Applied Materials (NASDAQ:AMAT) has the industry’s broadest and most enabling portfolio of materials engineering solutions used to produce almost every type of chip and advanced display in the world. Its customers include manufacturers of semiconductor chips, liquid crystal display (LCD) and organic light-emitting diode (OLED) displays, and other electronic devices. As such, AMAT is in a terrific position to benefit from the growth of the semiconductor industry. Despite this, shares are trading at a relatively low valuation, one that we believe is too low for this industry leader. We believe the company is being treated by the market as a commodity player in the cyclical Wafer Fabrication Equipment (WFE) industry, but Applied Materials is becoming a leader in some of the most advanced technologies that few competitors can match, and the company is gaining significant pricing power and growth opportunities.
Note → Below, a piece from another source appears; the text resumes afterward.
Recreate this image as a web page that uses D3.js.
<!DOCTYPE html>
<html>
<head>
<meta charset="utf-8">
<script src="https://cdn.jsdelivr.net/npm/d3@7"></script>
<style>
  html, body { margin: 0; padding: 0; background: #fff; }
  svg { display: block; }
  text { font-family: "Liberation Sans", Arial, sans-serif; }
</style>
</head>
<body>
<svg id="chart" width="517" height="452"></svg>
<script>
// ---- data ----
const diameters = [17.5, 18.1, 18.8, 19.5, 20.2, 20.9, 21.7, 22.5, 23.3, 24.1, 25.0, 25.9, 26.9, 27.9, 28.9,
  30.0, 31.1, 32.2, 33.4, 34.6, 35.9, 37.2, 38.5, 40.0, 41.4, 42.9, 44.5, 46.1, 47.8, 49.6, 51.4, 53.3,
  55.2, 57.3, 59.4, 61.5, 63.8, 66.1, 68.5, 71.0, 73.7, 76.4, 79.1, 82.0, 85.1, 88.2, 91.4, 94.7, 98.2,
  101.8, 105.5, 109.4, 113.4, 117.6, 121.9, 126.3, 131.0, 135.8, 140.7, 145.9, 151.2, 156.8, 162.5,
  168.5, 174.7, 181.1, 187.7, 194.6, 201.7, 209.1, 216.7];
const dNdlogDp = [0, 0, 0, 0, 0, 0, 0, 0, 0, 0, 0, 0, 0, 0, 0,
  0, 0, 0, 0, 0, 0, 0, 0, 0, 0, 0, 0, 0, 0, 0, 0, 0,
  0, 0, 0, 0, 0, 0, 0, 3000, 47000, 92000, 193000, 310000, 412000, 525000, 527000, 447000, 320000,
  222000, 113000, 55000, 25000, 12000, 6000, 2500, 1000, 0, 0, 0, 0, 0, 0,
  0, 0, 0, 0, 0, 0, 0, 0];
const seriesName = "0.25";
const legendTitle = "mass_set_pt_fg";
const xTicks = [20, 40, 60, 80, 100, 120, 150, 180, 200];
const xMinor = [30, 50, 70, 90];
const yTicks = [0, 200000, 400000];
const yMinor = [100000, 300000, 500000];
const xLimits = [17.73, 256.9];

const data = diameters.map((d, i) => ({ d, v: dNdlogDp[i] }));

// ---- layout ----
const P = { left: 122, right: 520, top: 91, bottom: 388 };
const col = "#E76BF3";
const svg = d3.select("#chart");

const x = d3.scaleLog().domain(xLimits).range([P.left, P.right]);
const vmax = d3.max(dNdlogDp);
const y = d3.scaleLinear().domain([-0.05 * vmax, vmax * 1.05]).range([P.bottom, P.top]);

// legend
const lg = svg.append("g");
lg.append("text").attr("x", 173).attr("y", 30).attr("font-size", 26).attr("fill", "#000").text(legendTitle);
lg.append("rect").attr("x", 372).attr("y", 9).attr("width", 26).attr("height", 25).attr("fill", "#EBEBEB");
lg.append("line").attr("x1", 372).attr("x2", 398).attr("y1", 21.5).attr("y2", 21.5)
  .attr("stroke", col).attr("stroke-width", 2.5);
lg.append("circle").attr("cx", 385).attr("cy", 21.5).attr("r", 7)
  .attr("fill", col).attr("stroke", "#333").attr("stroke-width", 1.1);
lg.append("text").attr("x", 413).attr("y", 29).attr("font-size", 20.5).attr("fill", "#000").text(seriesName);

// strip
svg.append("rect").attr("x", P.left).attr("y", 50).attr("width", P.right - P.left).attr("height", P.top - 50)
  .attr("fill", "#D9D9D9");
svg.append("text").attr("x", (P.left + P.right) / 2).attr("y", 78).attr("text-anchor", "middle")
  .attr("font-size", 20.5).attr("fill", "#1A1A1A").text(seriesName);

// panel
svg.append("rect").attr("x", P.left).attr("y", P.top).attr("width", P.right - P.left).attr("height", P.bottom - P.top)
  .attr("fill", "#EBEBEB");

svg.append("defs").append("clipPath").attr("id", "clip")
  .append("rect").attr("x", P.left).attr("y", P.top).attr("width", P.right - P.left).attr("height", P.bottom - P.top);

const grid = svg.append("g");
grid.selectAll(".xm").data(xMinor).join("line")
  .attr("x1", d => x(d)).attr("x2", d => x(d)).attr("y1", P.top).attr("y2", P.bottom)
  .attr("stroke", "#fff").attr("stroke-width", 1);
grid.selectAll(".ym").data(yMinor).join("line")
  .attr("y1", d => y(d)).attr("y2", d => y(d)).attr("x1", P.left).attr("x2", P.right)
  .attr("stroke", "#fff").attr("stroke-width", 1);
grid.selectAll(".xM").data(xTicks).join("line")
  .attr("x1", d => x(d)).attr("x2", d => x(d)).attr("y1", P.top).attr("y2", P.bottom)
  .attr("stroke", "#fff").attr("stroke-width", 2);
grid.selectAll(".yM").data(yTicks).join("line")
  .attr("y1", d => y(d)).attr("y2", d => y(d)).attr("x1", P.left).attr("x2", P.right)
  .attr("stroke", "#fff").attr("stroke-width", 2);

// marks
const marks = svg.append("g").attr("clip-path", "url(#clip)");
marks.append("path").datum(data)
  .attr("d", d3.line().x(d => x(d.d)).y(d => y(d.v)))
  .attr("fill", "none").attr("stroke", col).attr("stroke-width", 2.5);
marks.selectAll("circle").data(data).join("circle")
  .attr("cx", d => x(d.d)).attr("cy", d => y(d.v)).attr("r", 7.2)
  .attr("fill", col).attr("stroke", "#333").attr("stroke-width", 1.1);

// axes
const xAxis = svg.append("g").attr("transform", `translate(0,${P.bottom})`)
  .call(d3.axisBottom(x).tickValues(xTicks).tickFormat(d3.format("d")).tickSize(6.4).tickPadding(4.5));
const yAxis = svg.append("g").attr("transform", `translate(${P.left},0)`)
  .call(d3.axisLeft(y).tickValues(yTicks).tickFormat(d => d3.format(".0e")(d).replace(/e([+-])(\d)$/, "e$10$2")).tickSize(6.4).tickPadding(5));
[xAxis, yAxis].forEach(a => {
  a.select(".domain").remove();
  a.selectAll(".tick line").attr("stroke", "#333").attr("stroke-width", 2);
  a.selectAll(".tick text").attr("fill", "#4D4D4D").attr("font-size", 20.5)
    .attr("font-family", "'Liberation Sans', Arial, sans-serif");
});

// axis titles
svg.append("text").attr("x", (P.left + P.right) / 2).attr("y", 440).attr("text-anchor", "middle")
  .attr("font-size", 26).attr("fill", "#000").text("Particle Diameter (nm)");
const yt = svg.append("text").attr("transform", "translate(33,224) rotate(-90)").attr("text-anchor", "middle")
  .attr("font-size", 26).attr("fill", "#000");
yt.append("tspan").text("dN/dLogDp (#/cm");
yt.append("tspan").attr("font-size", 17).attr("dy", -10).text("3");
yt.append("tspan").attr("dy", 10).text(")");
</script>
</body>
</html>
There is also the enormous growth that is being forecasted for the semiconductor industry, which is expected to reach ~1 trillion dollars by 2030. For this to become a reality the industry will need to purchase a lot of WFE equipment, and importantly, much more sophisticated equipment as the industry starts being confronted with physical limitations to shrinking and has had to increasingly rely on more advanced circuitry.
Also benefiting AMAT is its increasing focus on subscription style revenue. By 2024 it is expected that its customers will spend >$20 billion annually to manage Applied Materials' installed base. There is also strong demand for subscription-like services to enable what AMAT calls PPACt acceleration. PPACt stands for lower power (P) consumption, higher performance ((P)), smaller size/area (A), lower cost (C), and faster time-to-market (T).
The key thing to understand about the future of the WFE industry is that the technology required to participate in a meaningful way is getting more and more complex. This means fewer players can afford to invest the necessary R&D dollars to keep up, reducing the playing field to fewer players. The slide below shows some of the technical solutions that have been needed to continue on the improvement path in the semiconductor industry. For AMAT this translates into a multi-billion dollar opportunity, with the company estimating that from 2020 to 2024 it can increase revenue with a CAGR of ~13%, while the WFE industry would only see a ~8-9% CAGR.
Despite the clear cyclicality, it is clear that the revenue trend is positive. The semiconductor manufacturing equipment market has been growing, and Applied Materials has been gaining share on top of that. Given the increased complexity of the equipment we expect companies that are willing to invest the R&D dollars to continue gaining share, and be able to justify higher prices for the equipment. As such we expect revenue to continue increasing for the next decade, in particular if the predictions of the semiconductor industry doubling by the end of the decade materialize.
Investors should also give more respect to a company like AMAT, and not price it as a commodity player. Looking at its profit margins it is clear that this is a company with strong technological competitive advantages, and that these have been increasing the last few years, as reflected by increased operating margins.
During its last investor day AMAT shared a slide where they predict higher operating margins for their three main businesses, as well as higher revenues. Especially for the Semi Systems business and the Services business.
In addition to strong profitability AMAT has a very solid balance sheet, with more than $3.5 billion in cash and short-term investments that cover most of its long-term debt. The financial debt to EBITDA (TTM) is only 0.68x, we are therefore not the least worried about the safety or strength of the balance sheet.
While AMAT pays a dividend, it is through share repurchases that it has been mostly rewarding its shareholders. In the last ten years shares outstanding have decreased in a very meaningful way as can be seen in the graph below.
Based on a recent share price of ~$85, and the company's 2024 financial model, shares are trading at only ~10x the expected earnings for FY24. We believe this is conservative given that for the trailing twelve months normalized diluted EPS already reached $7.47. This is also the company's base case, and for their High estimate they project an EPS that could potentially reach $10.
In the short term the main risk would be if the semiconductor industry enters a cyclical downturn. Longer-term we view the biggest risk that of technological disruption from a competitor, but this risk is mitigated by the billions of dollars that AMAT itself is spending in R&D to make sure it stays at the cutting-edge of technology.
From a financial point of view, we do not see much to get worried. The balance sheet is incredibly strong, the amount of shares outstanding sold short is very low, and the company's Altman's Z-Score is quite high.
Applied Materials is doing better than its share price seems to suggest. It is a leader in markets with increasing technical complexity, and it is significantly outperforming its markets. Growth, and strong execution are driving significant margin expansion and earnings growth, while retaining a solid balance sheet. Despite the potential risk of a semiconductor down cycle coming, we believe shares have become too cheap, and don't give enough credit to the strength of the company's technological advantage.